The commission said its in-depth investigation, opened Monday, involves Inter IKEA Systems, which operates IKEA’s franchise business.
When IKEA went toward a franchising model in the 1980s, Inter IKEA was created to handle the franchises. According to the commission, the franchises pay 3 percent of their annual turnover to Inter IKEA, which gives them the right to use the IKEA trademark and training on how to operate and exploit the concept.
The revenue from all the IKEA franchises worldwide ends up at Inter IKEA Systems, based in the Netherlands. The commission believes that in 2006, Dutch tax authorities signed off on a plan to shift that revenue to Luxembourg-based I.I. Holding – which controls IKEA’s intellectual property related to the franchise concept – in the form of an “annual license fee.”
The license fee, according to the commission, was actually a large portion of the revenue paid by franchises to Inter IKEA.
“As a result, a significant part of Inter IKEA Systems’ franchise profits were shifted to I.I. Holding in Luxembourg, where they remain untaxed,” the commission said in a statement. “This is because I.I. Holding was part of a special tax scheme, as a result of which it was exempt from corporate taxation in Luxembourg.”
The commission said that same year, it deemed Luxembourg’s special tax scheme illegal and ordered it dismantled by the end of 2010. Because the tax scheme predated the European Union by several decades, the commission didn’t order Luxembourg to claw back taxes but I.I. Holding should have begun paying corporate taxes in 2011.

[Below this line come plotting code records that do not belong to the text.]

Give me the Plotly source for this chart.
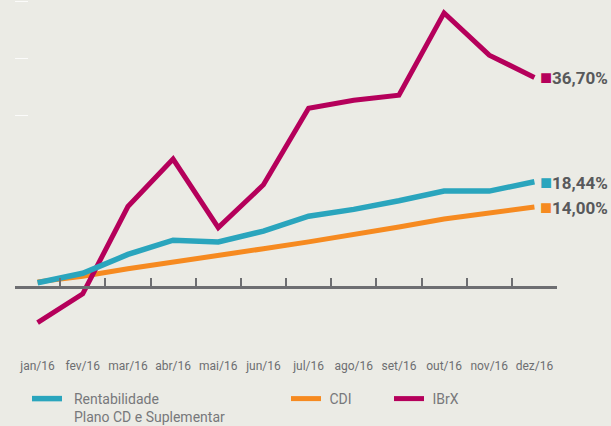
import plotly.graph_objects as go

months = ["jan/16", "fev/16", "mar/16", "abr/16", "mai/16", "jun/16",
          "jul/16", "ago/16", "set/16", "out/16", "nov/16", "dez/16"]
plano = [0.75, 2.4, 5.7, 8.2, 7.9, 9.8, 12.4, 13.6, 15.1, 16.8, 16.8, 18.44]
cdi = [0.9, 1.9, 3.2, 4.3, 5.4, 6.7, 7.9, 9.1, 10.5, 11.9, 12.9, 14.00]
ibrx = [-6.25, -1.2, 14.1, 22.4, 10.4, 17.9, 31.3, 32.7, 33.6, 48.0, 40.6, 36.70]

NB = "\u00a0"
names = [f"{NB}{NB}Rentabilidade<br>{NB}{NB}Plano CD e Suplementar", f"{NB}CDI", f"{NB}IBrX"]
colors = ["#2aa5bd", "#f68a20", "#b5005b"]

BG = "#ebebe5"
GRAY = "#6d6e71"
FONT = "Roboto"

idx = list(range(len(months)))

fig = go.Figure()
# drawing order: CDI, IBrX, Plano (teal on top)
fig.add_trace(go.Scatter(x=idx, y=cdi, mode="lines", name=names[1],
                         line=dict(color=colors[1], width=5), legend="legend2"))
fig.add_trace(go.Scatter(x=idx, y=ibrx, mode="lines", name=names[2],
                         line=dict(color=colors[2], width=5), legend="legend3"))
fig.add_trace(go.Scatter(x=idx, y=plano, mode="lines", name=names[0],
                         line=dict(color=colors[0], width=5.5), legend="legend",
                         showlegend=True))
# carrier for the zero-baseline axis
fig.add_trace(go.Scatter(x=[], y=[], xaxis="x2", showlegend=False, hoverinfo="skip"))

def fmt(v):
    return f"{v:.2f}".replace(".", ",") + "%"

for series, c in ((ibrx, colors[2]), (plano, colors[0]), (cdi, colors[1])):
    fig.add_annotation(
        x=idx[-1], y=series[-1], xref="x", yref="y",
        xanchor="left", yanchor="middle", xshift=4, showarrow=False,
        text=f'<span style="color:{c};font-size:20px">■</span><b>{fmt(series[-1])}</b>',
        font=dict(family=FONT, size=17, color="#58595b"),
    )

yr = [-11.38, 50.26]
xr = [-0.5, len(months) - 0.5]
legend_common = dict(orientation="h", xref="container", yref="container",
                     yanchor="top", xanchor="left", bgcolor="rgba(0,0,0,0)",
                     font=dict(family=FONT, size=14, color="#77787b"),
                     valign="top", itemwidth=30, visible=True)

fig.update_layout(
    width=611, height=426,
    showlegend=True,
    margin=dict(l=15, r=54, t=0, b=74),
    paper_bgcolor=BG, plot_bgcolor=BG,
    font=dict(family=FONT, color=GRAY),
    xaxis=dict(range=xr, tickmode="array", tickvals=idx, ticktext=months,
               showline=False, showgrid=False, zeroline=False, ticks="",
               tickfont=dict(family=FONT, size=12, color=GRAY),
               ticklabelstandoff=5),
    xaxis2=dict(range=xr, overlaying="x", anchor="free",
                position=(0 - yr[0]) / (yr[1] - yr[0]),
                showline=True, linecolor=GRAY, linewidth=3,
                tickmode="array", tickvals=[i - 0.5 for i in range(len(months) + 1)],
                ticks="inside", ticklen=8, tickwidth=2, tickcolor=GRAY,
                showticklabels=False, showgrid=False, zeroline=False),
    yaxis=dict(range=yr, showline=False, showgrid=False, zeroline=False,
               showticklabels=False, tickmode="array", tickvals=[30, 40, 50],
               ticks="inside", ticklen=13, tickwidth=1,
               tickcolor="rgba(255,255,255,0.8)"),
    legend=dict(x=27 / 611, y=1 - 383 / 426, **legend_common),
    legend2=dict(x=286 / 611, y=1 - 383 / 426, **legend_common),
    legend3=dict(x=389 / 611, y=1 - 383 / 426, **legend_common),
)

fig.write_html("out.html", config={"displayModeBar": False},
               post_script="document.body.style.margin='0px';")
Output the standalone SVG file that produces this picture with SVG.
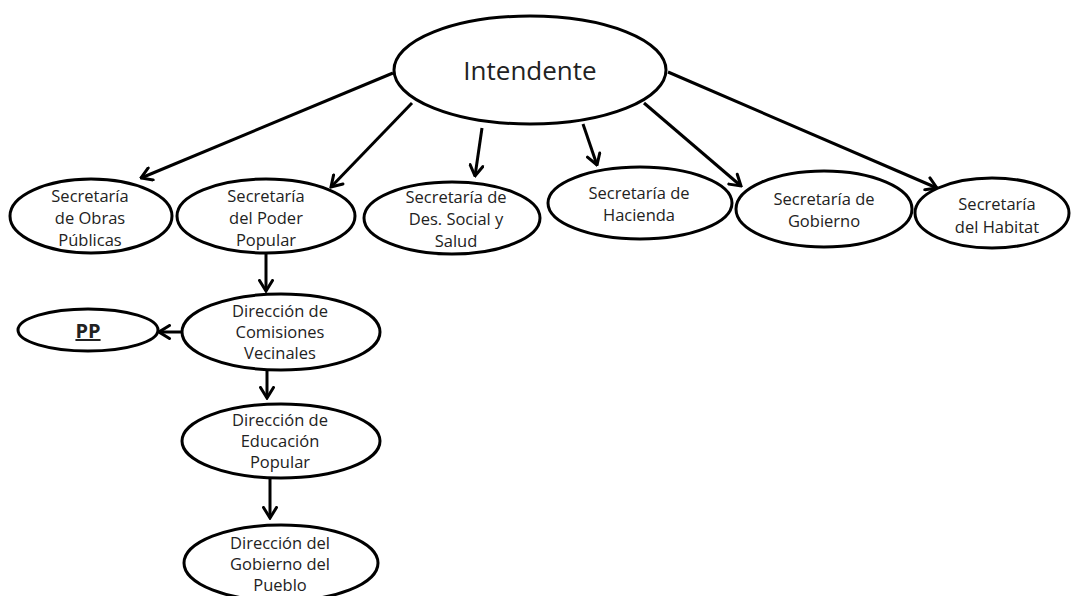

Instead, Inter IKEA bought the IP rights held by I.I. Holding with financing from an intercompany loan from its parent company based in Liechtenstein. Dutch tax authorities then signed off on a plan to deduct the interest Inter IKEA paid on the intercompany loan from its taxable profits in the Netherlands – thereby shifting the franchise profits to Liechtenstein, the commission said.
The commission said its preliminary look at the two rulings by Dutch tax authorities indicates Inter IKEA may have gotten preferential treatment. Its in-depth investigation will have two prongs: whether the annual license fee it paid to I.I. Holding from 2006 until 2011, and the price it paid for I.I. Holding – and the subsequent interest paid to the parent company – “reflect economic reality.”
“All companies, big or small, multinational or not, should pay their fair share of tax,” competition commissioner Margrethe Vestager said in a statement. “Member states cannot let selected companies pay less tax by allowing them to artificially shift their profits elsewhere. We will now carefully investigate the Netherlands’ tax treatment of Inter IKEA.”
The opening of an in-depth investigation gives the Netherlands and other interested parties the opportunity to comment, and does not prejudge the outcome.
In recent years, the commission’s crackdown has resulted in several clawback orders. In October, the regulatory agency ordered Amazon to pay $295 million in back taxes to Luxembourg. In 2016, Apple was ordered to pay nearly $15 billion to Ireland.